* Written instruction *
Write out the listing exactly as it is given.

━━━

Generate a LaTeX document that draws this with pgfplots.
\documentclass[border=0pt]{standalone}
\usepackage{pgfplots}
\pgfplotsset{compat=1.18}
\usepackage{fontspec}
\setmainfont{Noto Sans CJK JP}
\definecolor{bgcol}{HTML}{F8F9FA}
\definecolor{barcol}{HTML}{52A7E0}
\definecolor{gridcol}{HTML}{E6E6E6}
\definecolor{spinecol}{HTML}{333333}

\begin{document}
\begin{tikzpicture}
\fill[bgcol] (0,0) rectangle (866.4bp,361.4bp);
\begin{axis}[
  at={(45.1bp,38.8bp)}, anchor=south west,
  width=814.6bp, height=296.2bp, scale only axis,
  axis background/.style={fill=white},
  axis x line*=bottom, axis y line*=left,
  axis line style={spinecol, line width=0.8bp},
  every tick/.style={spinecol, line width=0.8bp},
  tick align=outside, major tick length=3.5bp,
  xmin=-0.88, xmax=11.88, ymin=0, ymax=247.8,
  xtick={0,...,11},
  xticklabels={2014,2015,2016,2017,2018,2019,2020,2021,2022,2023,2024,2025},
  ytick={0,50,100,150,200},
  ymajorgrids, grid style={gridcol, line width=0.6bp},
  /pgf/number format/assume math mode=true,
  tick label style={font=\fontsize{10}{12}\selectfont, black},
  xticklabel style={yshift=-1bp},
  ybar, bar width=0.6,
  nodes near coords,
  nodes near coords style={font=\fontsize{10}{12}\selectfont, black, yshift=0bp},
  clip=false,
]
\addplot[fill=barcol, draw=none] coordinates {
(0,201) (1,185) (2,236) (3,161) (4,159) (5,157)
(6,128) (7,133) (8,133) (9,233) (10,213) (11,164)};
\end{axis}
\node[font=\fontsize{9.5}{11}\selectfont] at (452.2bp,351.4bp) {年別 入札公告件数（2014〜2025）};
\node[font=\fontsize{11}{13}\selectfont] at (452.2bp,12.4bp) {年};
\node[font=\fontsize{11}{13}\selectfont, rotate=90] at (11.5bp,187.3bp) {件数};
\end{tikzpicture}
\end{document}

━━━

* Full solution *
Generate a LaTeX document that draws this with pgfplots.
\documentclass[border=0pt]{standalone}
\usepackage{pgfplots}
\pgfplotsset{compat=1.18}
\usepackage{fontspec}
\setmainfont{Noto Sans CJK JP}
\definecolor{bgcol}{HTML}{F8F9FA}
\definecolor{barcol}{HTML}{52A7E0}
\definecolor{gridcol}{HTML}{E6E6E6}
\definecolor{spinecol}{HTML}{333333}

\begin{document}
\begin{tikzpicture}
\fill[bgcol] (0,0) rectangle (866.4bp,361.4bp);
\begin{axis}[
  at={(45.1bp,38.8bp)}, anchor=south west,
  width=814.6bp, height=296.2bp, scale only axis,
  axis background/.style={fill=white},
  axis x line*=bottom, axis y line*=left,
  axis line style={spinecol, line width=0.8bp},
  every tick/.style={spinecol, line width=0.8bp},
  tick align=outside, major tick length=3.5bp,
  xmin=-0.88, xmax=11.88, ymin=0, ymax=247.8,
  xtick={0,...,11},
  xticklabels={2014,2015,2016,2017,2018,2019,2020,2021,2022,2023,2024,2025},
  ytick={0,50,100,150,200},
  ymajorgrids, grid style={gridcol, line width=0.6bp},
  /pgf/number format/assume math mode=true,
  tick label style={font=\fontsize{10}{12}\selectfont, black},
  xticklabel style={yshift=-1bp},
  ybar, bar width=0.6,
  nodes near coords,
  nodes near coords style={font=\fontsize{10}{12}\selectfont, black, yshift=0bp},
  clip=false,
]
\addplot[fill=barcol, draw=none] coordinates {
(0,201) (1,185) (2,236) (3,161) (4,159) (5,157)
(6,128) (7,133) (8,133) (9,233) (10,213) (11,164)};
\end{axis}
\node[font=\fontsize{9.5}{11}\selectfont] at (452.2bp,351.4bp) {年別 入札公告件数（2014〜2025）};
\node[font=\fontsize{11}{13}\selectfont] at (452.2bp,12.4bp) {年};
\node[font=\fontsize{11}{13}\selectfont, rotate=90] at (11.5bp,187.3bp) {件数};
\end{tikzpicture}
\end{document}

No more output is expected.